The material below should be written out in full and exactly; pictures stay out of the copy.
** Start of Provided data **
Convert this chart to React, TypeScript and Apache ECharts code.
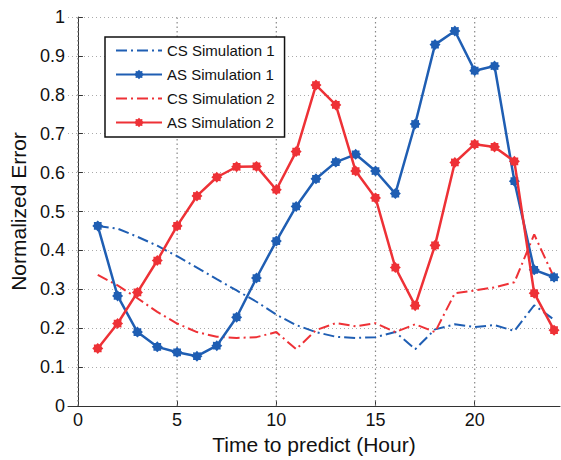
import React, { useEffect, useRef } from "react";
import * as echarts from "echarts";

const hours = [1, 2, 3, 4, 5, 6, 7, 8, 9, 10, 11, 12, 13, 14, 15, 16, 17, 18, 19, 20, 21, 22, 23, 24];
const csSim1 = [0.463, 0.456, 0.435, 0.412, 0.385, 0.356, 0.326, 0.297, 0.268, 0.235, 0.208, 0.19, 0.178, 0.175, 0.177, 0.19, 0.146, 0.197, 0.21, 0.203, 0.208, 0.193, 0.259, 0.222];
const asSim1 = [0.463, 0.283, 0.19, 0.152, 0.138, 0.128, 0.155, 0.228, 0.329, 0.424, 0.513, 0.584, 0.627, 0.647, 0.604, 0.546, 0.725, 0.929, 0.964, 0.862, 0.874, 0.578, 0.35, 0.331];
const csSim2 = [0.337, 0.31, 0.277, 0.242, 0.212, 0.19, 0.178, 0.175, 0.177, 0.19, 0.146, 0.195, 0.213, 0.205, 0.213, 0.19, 0.21, 0.19, 0.29, 0.297, 0.305, 0.318, 0.441, 0.33];
const asSim2 = [0.148, 0.212, 0.292, 0.374, 0.463, 0.54, 0.588, 0.615, 0.616, 0.556, 0.654, 0.825, 0.774, 0.604, 0.535, 0.356, 0.258, 0.413, 0.626, 0.673, 0.666, 0.629, 0.29, 0.195];
const xTicks = [0, 5, 10, 15, 20];
const yRange = [0, 1];
const seriesNames = ["CS Simulation 1", "AS Simulation 1", "CS Simulation 2", "AS Simulation 2"];

const BLUE = "#1f5eb3";
const RED = "#ee3136";
const FONT = "Liberation Sans";
const STAR =
  "path://M10 0L12.87 3.07L17.07 2.93L16.93 7.13L20 10L16.93 12.87L17.07 17.07L12.87 16.93L10 20L7.13 16.93L2.93 17.07L3.07 12.87L0 10L3.07 7.13L2.93 2.93L7.13 3.07Z";

const pairs = (ys: number[]) => hours.map((h, i) => [h, ys[i]]);

export default function App() {
  const ref = useRef<HTMLDivElement>(null);
  useEffect(() => {
    if (!ref.current) return;
    const chart = echarts.init(ref.current, undefined, { renderer: "svg" });
    const dashDot = [11, 4, 2, 4];
    const gridDot = { type: [1, 3], color: "#aaa", width: 1 };
    const vGrid = xTicks.map((v) => ({
      type: "line",
      data: yRange.map((y) => [v, y]),
      symbol: "none",
      silent: true,
      lineStyle: { type: [1.5, 3], color: "#888", width: 1.2 },
      z: 1,
    }));
    chart.setOption({
      animation: false,
      backgroundColor: "#fff",
      textStyle: { fontFamily: FONT },
      grid: { left: 68, top: 17, right: 1, bottom: 53 },
      legend: {
        orient: "vertical",
        left: 105,
        top: 37,
        data: [
          { name: seriesNames[0], itemStyle: { opacity: 0 } },
          { name: seriesNames[1] },
          { name: seriesNames[2], itemStyle: { opacity: 0 } },
          { name: seriesNames[3] },
        ],
        backgroundColor: "#fff",
        borderColor: "#111",
        borderWidth: 1.5,
        padding: [6, 10, 7, 10],
        itemWidth: 46,
        itemHeight: 12,
        itemGap: 9,
        textStyle: { fontFamily: FONT, fontSize: 15, color: "#111" },
      },
      xAxis: {
        type: "value",
        min: -0.5,
        max: 24.3,
        name: "Time to predict (Hour)",
        nameLocation: "middle",
        nameGap: 28,
        nameTextStyle: { fontFamily: FONT, fontSize: 21, color: "#111" },
        axisLine: { show: true, onZero: false, lineStyle: { color: "#333", width: 1 } },
        axisTick: { show: true, inside: true, length: 5, customValues: xTicks, lineStyle: { color: "#333" } },
        axisLabel: { customValues: xTicks, fontFamily: FONT, fontSize: 18, color: "#111", margin: 5 },
        splitLine: { show: false },
      },
      yAxis: {
        type: "value",
        min: 0,
        max: 1,
        interval: 0.1,
        name: "Normalized Error",
        nameLocation: "middle",
        nameGap: 38,
        nameTextStyle: { fontFamily: FONT, fontSize: 21, color: "#111" },
        axisLine: { show: true, lineStyle: { color: "#333", width: 1 } },
        axisTick: { show: true, inside: true, length: 5, lineStyle: { color: "#333" } },
        axisLabel: { fontFamily: FONT, fontSize: 18, color: "#111", margin: 3 },
        splitLine: { show: true, lineStyle: gridDot },
      },
      series: [
        ...vGrid,
        {
          name: seriesNames[0],
          type: "line",
          data: pairs(csSim1),
          showSymbol: false,
          symbol: "none",
          lineStyle: { color: BLUE, width: 2, type: dashDot },
          itemStyle: { color: BLUE },
          z: 3,
        },
        {
          name: seriesNames[1],
          type: "line",
          data: pairs(asSim1),
          symbol: STAR,
          symbolSize: 11,
          lineStyle: { color: BLUE, width: 2.5 },
          itemStyle: { color: BLUE },
          z: 4,
        },
        {
          name: seriesNames[2],
          type: "line",
          data: pairs(csSim2),
          showSymbol: false,
          symbol: "none",
          lineStyle: { color: RED, width: 2, type: dashDot },
          itemStyle: { color: RED },
          z: 3,
        },
        {
          name: seriesNames[3],
          type: "line",
          data: pairs(asSim2),
          symbol: STAR,
          symbolSize: 11,
          lineStyle: { color: RED, width: 2.5 },
          itemStyle: { color: RED },
          z: 5,
        },
      ],
    });
    return () => chart.dispose();
  }, []);
  return (
    <div
      ref={ref}
      style={{ position: "absolute", left: 0, top: 0, width: 561, height: 460 }}
    />
  );
}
** End of Provided data **
Final answer:
Convert this chart to React, TypeScript and Apache ECharts code.
import React, { useEffect, useRef } from "react";
import * as echarts from "echarts";

const hours = [1, 2, 3, 4, 5, 6, 7, 8, 9, 10, 11, 12, 13, 14, 15, 16, 17, 18, 19, 20, 21, 22, 23, 24];
const csSim1 = [0.463, 0.456, 0.435, 0.412, 0.385, 0.356, 0.326, 0.297, 0.268, 0.235, 0.208, 0.19, 0.178, 0.175, 0.177, 0.19, 0.146, 0.197, 0.21, 0.203, 0.208, 0.193, 0.259, 0.222];
const asSim1 = [0.463, 0.283, 0.19, 0.152, 0.138, 0.128, 0.155, 0.228, 0.329, 0.424, 0.513, 0.584, 0.627, 0.647, 0.604, 0.546, 0.725, 0.929, 0.964, 0.862, 0.874, 0.578, 0.35, 0.331];
const csSim2 = [0.337, 0.31, 0.277, 0.242, 0.212, 0.19, 0.178, 0.175, 0.177, 0.19, 0.146, 0.195, 0.213, 0.205, 0.213, 0.19, 0.21, 0.19, 0.29, 0.297, 0.305, 0.318, 0.441, 0.33];
const asSim2 = [0.148, 0.212, 0.292, 0.374, 0.463, 0.54, 0.588, 0.615, 0.616, 0.556, 0.654, 0.825, 0.774, 0.604, 0.535, 0.356, 0.258, 0.413, 0.626, 0.673, 0.666, 0.629, 0.29, 0.195];
const xTicks = [0, 5, 10, 15, 20];
const yRange = [0, 1];
const seriesNames = ["CS Simulation 1", "AS Simulation 1", "CS Simulation 2", "AS Simulation 2"];

const BLUE = "#1f5eb3";
const RED = "#ee3136";
const FONT = "Liberation Sans";
const STAR =
  "path://M10 0L12.87 3.07L17.07 2.93L16.93 7.13L20 10L16.93 12.87L17.07 17.07L12.87 16.93L10 20L7.13 16.93L2.93 17.07L3.07 12.87L0 10L3.07 7.13L2.93 2.93L7.13 3.07Z";

const pairs = (ys: number[]) => hours.map((h, i) => [h, ys[i]]);

export default function App() {
  const ref = useRef<HTMLDivElement>(null);
  useEffect(() => {
    if (!ref.current) return;
    const chart = echarts.init(ref.current, undefined, { renderer: "svg" });
    const dashDot = [11, 4, 2, 4];
    const gridDot = { type: [1, 3], color: "#aaa", width: 1 };
    const vGrid = xTicks.map((v) => ({
      type: "line",
      data: yRange.map((y) => [v, y]),
      symbol: "none",
      silent: true,
      lineStyle: { type: [1.5, 3], color: "#888", width: 1.2 },
      z: 1,
    }));
    chart.setOption({
      animation: false,
      backgroundColor: "#fff",
      textStyle: { fontFamily: FONT },
      grid: { left: 68, top: 17, right: 1, bottom: 53 },
      legend: {
        orient: "vertical",
        left: 105,
        top: 37,
        data: [
          { name: seriesNames[0], itemStyle: { opacity: 0 } },
          { name: seriesNames[1] },
          { name: seriesNames[2], itemStyle: { opacity: 0 } },
          { name: seriesNames[3] },
        ],
        backgroundColor: "#fff",
        borderColor: "#111",
        borderWidth: 1.5,
        padding: [6, 10, 7, 10],
        itemWidth: 46,
        itemHeight: 12,
        itemGap: 9,
        textStyle: { fontFamily: FONT, fontSize: 15, color: "#111" },
      },
      xAxis: {
        type: "value",
        min: -0.5,
        max: 24.3,
        name: "Time to predict (Hour)",
        nameLocation: "middle",
        nameGap: 28,
        nameTextStyle: { fontFamily: FONT, fontSize: 21, color: "#111" },
        axisLine: { show: true, onZero: false, lineStyle: { color: "#333", width: 1 } },
        axisTick: { show: true, inside: true, length: 5, customValues: xTicks, lineStyle: { color: "#333" } },
        axisLabel: { customValues: xTicks, fontFamily: FONT, fontSize: 18, color: "#111", margin: 5 },
        splitLine: { show: false },
      },
      yAxis: {
        type: "value",
        min: 0,
        max: 1,
        interval: 0.1,
        name: "Normalized Error",
        nameLocation: "middle",
        nameGap: 38,
        nameTextStyle: { fontFamily: FONT, fontSize: 21, color: "#111" },
        axisLine: { show: true, lineStyle: { color: "#333", width: 1 } },
        axisTick: { show: true, inside: true, length: 5, lineStyle: { color: "#333" } },
        axisLabel: { fontFamily: FONT, fontSize: 18, color: "#111", margin: 3 },
        splitLine: { show: true, lineStyle: gridDot },
      },
      series: [
        ...vGrid,
        {
          name: seriesNames[0],
          type: "line",
          data: pairs(csSim1),
          showSymbol: false,
          symbol: "none",
          lineStyle: { color: BLUE, width: 2, type: dashDot },
          itemStyle: { color: BLUE },
          z: 3,
        },
        {
          name: seriesNames[1],
          type: "line",
          data: pairs(asSim1),
          symbol: STAR,
          symbolSize: 11,
          lineStyle: { color: BLUE, width: 2.5 },
          itemStyle: { color: BLUE },
          z: 4,
        },
        {
          name: seriesNames[2],
          type: "line",
          data: pairs(csSim2),
          showSymbol: false,
          symbol: "none",
          lineStyle: { color: RED, width: 2, type: dashDot },
          itemStyle: { color: RED },
          z: 3,
        },
        {
          name: seriesNames[3],
          type: "line",
          data: pairs(asSim2),
          symbol: STAR,
          symbolSize: 11,
          lineStyle: { color: RED, width: 2.5 },
          itemStyle: { color: RED },
          z: 5,
        },
      ],
    });
    return () => chart.dispose();
  }, []);
  return (
    <div
      ref={ref}
      style={{ position: "absolute", left: 0, top: 0, width: 561, height: 460 }}
    />
  );
}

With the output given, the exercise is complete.